(Records with drawing code)
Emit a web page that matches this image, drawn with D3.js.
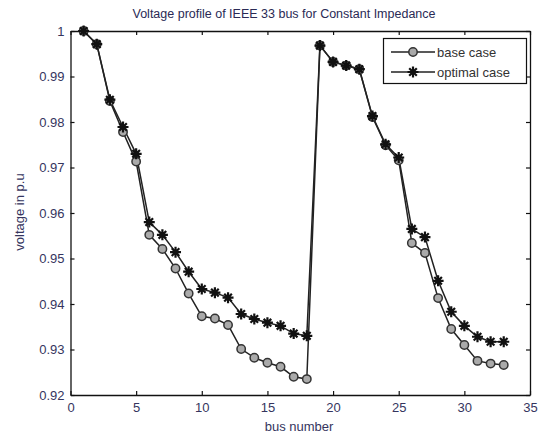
<!DOCTYPE html>
<html><head><meta charset="utf-8">
<script src="https://cdn.jsdelivr.net/npm/d3@7"></script>
<style>body{margin:0;background:#fff}svg{display:block}</style>
</head><body><svg id="c" width="544" height="436"></svg>
<script>
const buses = d3.range(1, 34);
const baseCase = [1.0,0.9971,0.9846,0.9778,0.9713,0.9552,0.9521,0.9478,0.9423,0.9373,0.9368,0.9354,0.9301,0.9282,0.9271,0.9262,0.9240,0.9235,
  0.9968,0.9932,0.9924,0.9916,0.9811,0.9749,0.9716,0.9534,0.9512,0.9413,0.9345,0.9310,0.9275,0.9269,0.9266];
const optimalCase = [1.0,0.9971,0.9849,0.9789,0.9730,0.9580,0.9552,0.9514,0.9471,0.9433,0.9425,0.9414,0.9378,0.9367,0.9359,0.9352,0.9335,0.9330,
  0.9968,0.9932,0.9924,0.9916,0.9813,0.9751,0.9722,0.9565,0.9547,0.9451,0.9383,0.9352,0.9328,0.9317,0.9317];
const xTicks = [0,5,10,15,20,25,30,35];
const yTicks = [0.92,0.93,0.94,0.95,0.96,0.97,0.98,0.99,1];
const seriesNames = ["base case","optimal case"];
const title = "Voltage profile of IEEE 33 bus for Constant Impedance";

const svg = d3.select("#c");
const x = d3.scaleLinear().domain([0,35]).range([70.5,530]);
const y = d3.scaleLinear().domain([0.92,1]).range([395,31]);
const font = "Liberation Sans, Arial, sans-serif";
const txtCol = "#35355e";

const fmtY = d => d === 1 ? "1" : d3.format(".2f")(d);
svg.append("g").attr("transform","translate(0,395)")
  .call(d3.axisBottom(x).tickValues(xTicks).tickSize(-4).tickPadding(8).tickSizeOuter(0))
  .call(g=>{g.select(".domain").attr("stroke","#111").attr("stroke-width",1.3);
    g.selectAll("line").attr("stroke","#111").attr("stroke-width",1.2);
    g.selectAll("text").attr("font-family",font).attr("font-size",13).attr("fill",txtCol);});
svg.append("g").attr("transform","translate(0,31)")
  .call(d3.axisTop(x).tickValues(xTicks).tickSize(-4).tickFormat("").tickSizeOuter(0))
  .call(g=>{g.select(".domain").attr("stroke","#111").attr("stroke-width",1.3);
    g.selectAll("line").attr("stroke","#111").attr("stroke-width",1.2);});
svg.append("g").attr("transform","translate(70.5,0)")
  .call(d3.axisLeft(y).tickValues(yTicks).tickSize(-4).tickPadding(6).tickFormat(fmtY).tickSizeOuter(0))
  .call(g=>{g.select(".domain").attr("stroke","#111").attr("stroke-width",1.3);
    g.selectAll("line").attr("stroke","#111").attr("stroke-width",1.2);
    g.selectAll("text").attr("font-family",font).attr("font-size",13).attr("fill",txtCol);});
svg.append("g").attr("transform","translate(530,0)")
  .call(d3.axisRight(y).tickValues(yTicks).tickSize(-4).tickFormat("").tickSizeOuter(0))
  .call(g=>{g.select(".domain").attr("stroke","#111").attr("stroke-width",1.3);
    g.selectAll("line").attr("stroke","#111").attr("stroke-width",1.2);});

svg.append("text").attr("x",284).attr("y",18).attr("text-anchor","middle")
  .attr("font-family",font).attr("font-size",12.5).attr("fill","#2a2a55").text(title);
svg.append("text").attr("x",299).attr("y",431).attr("text-anchor","middle")
  .attr("font-family",font).attr("font-size",13).attr("fill",txtCol).text("bus number");
svg.append("text").attr("transform","translate(24,212) rotate(-90)").attr("text-anchor","middle")
  .attr("font-family",font).attr("font-size",13).attr("fill",txtCol).text("voltage in p.u");

const line = d3.line().x((d,i)=>x(buses[i])).y(d=>y(d));
const lineCol = "#222";
svg.append("path").datum(baseCase).attr("d",line).attr("fill","none").attr("stroke",lineCol).attr("stroke-width",1.5);
svg.append("path").datum(optimalCase).attr("d",line).attr("fill","none").attr("stroke",lineCol).attr("stroke-width",1.5);

function circleMark(g, cx, cy){
  g.append("circle").attr("cx",cx).attr("cy",cy).attr("r",4.2)
   .attr("fill","#aaa").attr("stroke","#333").attr("stroke-width",1.5);
}
function starMark(g, cx, cy){
  const r = 5.5, r2 = 3.8;
  let p = `M${cx-r},${cy}L${cx+r},${cy}M${cx},${cy-r}L${cx},${cy+r}`;
  p += `M${cx-r2},${cy-r2}L${cx+r2},${cy+r2}M${cx-r2},${cy+r2}L${cx+r2},${cy-r2}`;
  g.append("path").attr("d",p).attr("stroke","#111").attr("stroke-width",2.2).attr("fill","none");
}
const gm = svg.append("g");
baseCase.forEach((v,i)=>circleMark(gm, x(buses[i]), y(v)));
optimalCase.forEach((v,i)=>starMark(gm, x(buses[i]), y(v)));

const lg = svg.append("g");
lg.append("rect").attr("x",383.5).attr("y",38.5).attr("width",143).attr("height",45)
  .attr("fill","#fff").attr("stroke","#111").attr("stroke-width",1.2);
const rows = [52,72];
seriesNames.forEach((n,i)=>{
  lg.append("line").attr("x1",391).attr("x2",435).attr("y1",rows[i]).attr("y2",rows[i])
    .attr("stroke",lineCol).attr("stroke-width",1.5);
  if(i===0) circleMark(lg,413,rows[i]); else starMark(lg,413,rows[i]);
  lg.append("text").attr("x",437).attr("y",rows[i]+4.5).attr("font-family",font)
    .attr("font-size",13).attr("fill","#333").text(n);
});
</script></body></html>
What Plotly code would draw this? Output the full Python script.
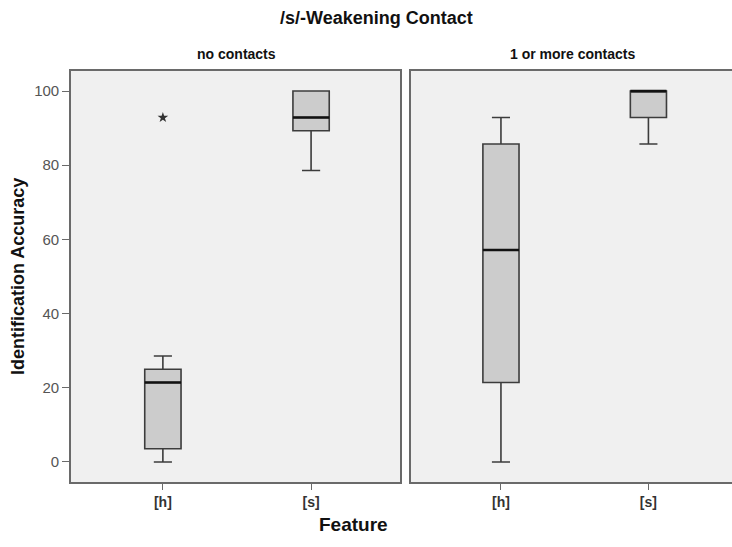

◆ **Goal**
How many lines in the records hold the string "script"? Reply with the number alone.

◆ **Task answer**
4